Growth over time is something that Egyptian Blue seem to experience a lot in their music and not something they’re afraid of. “I think as time goes on the tracks mean different things to us. ‘Nylon Wire’ was probably our least favourite on the EP, on our last tour we only maybe played it once or twice, but now it means something else to us, just because there's been such a positive reaction to it,” says Andy. “I know for me and Leith in particular, the song ‘Never’ really hit home emotionally; it felt like it was the first thing we wrote that could potentially affect somebody else. That's the kind of music I want to make: music that makes people feel something.”

As the name Body of Itch would suggest, the music does make you feel something, be that internal or outwardly, given their reputation for spirited live performances. For Egyptian Blue a crowd's reaction has significant and lasting effects on the meanings of songs and how they themselves perceive them. “We've been playing ‘Four Is The Last Four’ for quite a long time”, Andy explains, “but we've played all of Body of Itch live before, and the reactions have been really good. You never know exactly how it's going to be until they're out. I mean we didn't know which one of them people were gonna like more. And it was the one we least expected that got the best reaction.”

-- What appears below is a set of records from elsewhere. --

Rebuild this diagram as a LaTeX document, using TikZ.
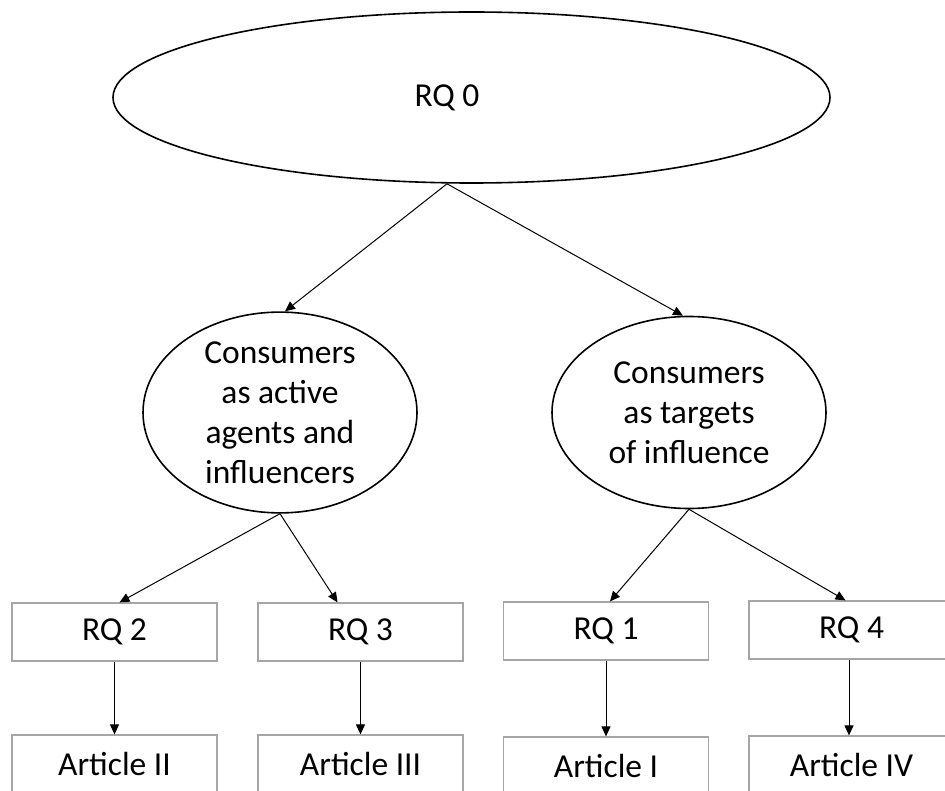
\documentclass[tikz,border=0pt]{standalone}
\usepackage{fontspec}
\setmainfont{Carlito}
\usetikzlibrary{shapes.geometric,arrows.meta,calc}

\tikzset{
  oval/.style={draw=black, line width=1.6pt, ellipse, inner sep=0pt},
  rqbox/.style={draw=gray!70, line width=1.2pt, rectangle, minimum width=205pt,
                minimum height=58pt, inner sep=0pt},
  lbl/.style={font=\fontsize{33.5}{40}\selectfont, align=center, inner sep=0pt},
  arr/.style={draw=black, line width=1pt,
              -{Triangle[length=10pt,width=9pt]}}
}

\begin{document}
\begin{tikzpicture}[x=1pt, y=-1pt]
  \useasboundingbox (0,0) rectangle (945,791);
  \clip (0,0) rectangle (945,791);

  % top research question
  \node[oval, minimum width=717pt, minimum height=171pt] (top) at (471.5,97.5) {};
  \node[lbl] (rq0) at (447,98) {RQ 0};

  % the two perspectives
  \node[oval, minimum width=274pt, minimum height=192pt, lbl] (left) at (280,412.5)
    {Consumers\\as active\\agents and\\influencers};
  \node[oval, minimum width=274pt, minimum height=192pt, lbl] (right) at (689,412.5)
    {Consumers\\as targets\\of influence};

  % research questions
  \node[rqbox, lbl] (rq2) at (114.5,632) {RQ 2};
  \node[rqbox, lbl] (rq3) at (360.5,632) {RQ 3};
  \node[rqbox, lbl] (rq1) at (606,631) {RQ 1};
  \node[rqbox, lbl] (rq4) at (851.5,630) {RQ 4};

  % articles
  \node[rqbox, lbl] (a2) at (114.5,764) {Article II};
  \node[rqbox, lbl] (a3) at (360.5,764) {Article III};
  \node[rqbox, lbl] (a1) at (606,766) {Article I};
  \node[rqbox, lbl] (a4) at (851.5,765) {Article IV};

  % connectors
  \coordinate (apex) at ($(top.south)+(-24.5,0)$);
  \draw[arr] (apex) -- ($(left.north)+(5,0)$);
  \draw[arr] (apex) -- ($(right.north)+(-6,0)$);

  \draw[arr] (left.south) -- ($(rq2.north)+(5,0)$);
  \draw[arr] (left.south) -- ($(rq3.north)+(-23,0)$);
  \draw[arr] (right.south) -- ($(rq1.north)+(4,0)$);
  \draw[arr] (right.south) -- ($(rq4.north)+(-6,0)$);

  \draw[arr] (rq2.south) -- (a2.north);
  \draw[arr] (rq3.south) -- (a3.north);
  \draw[arr] (rq1.south) -- (a1.north);
  \draw[arr] ($(rq4.south)+(-2.5,0)$) -- ($(a4.north)+(-2.5,0)$);
\end{tikzpicture}
\end{document}
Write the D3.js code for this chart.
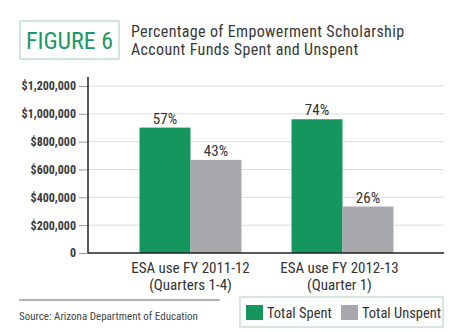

The supporting tour for Body of Itch could have been a pivotal moment in the band's career, with an already dedicated fan base and a string of releases under their belt, but like so many others in the music industry, it didn’t even get a chance to get cut-short. “We had toured with The Murder Capital, and then we did a festival in France called La Route du Rock, and then we were supposed to go to Barcelona and we got told the night before that it was cancelled, then after that, everything just got cancelled. We hadn't started the UK tour. It's a real shame.” 

Fortunately for Egyptian Blue, the music had already met its reception before the record was released. Some other musicians haven’t had the luxury of foresight to test their music before its release, and now, who knows when they will be able to? But the resulting lockdown has presented strange opportunities amongst the seemingly endless barrage of problems it’s caused. “What else is there to write about? All of these musicians are stuck in their homes with fuck-all to write about apart from this,” says Leith. “Do you think people will be influenced by this? Not just the musicians but people listening to music?” “Absolutely”, nods Andy.

Influence and social change have always gone hand-in-hand with post-punk, and after receiving high praise on social media from poster boys IDLES, Leith weighs in on the relationship between music and societal progress. “Well it goes hand in hand. I think inevitably there's going to be some sort of influence from music and people are gonna gather and brew their views together.”

There's a definite yearning on Body of Itch. It's almost crying to be let out into the world and to be experienced. As with so much else, it’s going to be interesting to see what makes it through the lockdown and what doesn’t, but as long as Egyptian Blue keep trusting their gut feeling, we’ll be seeing a lot more of them on the other side.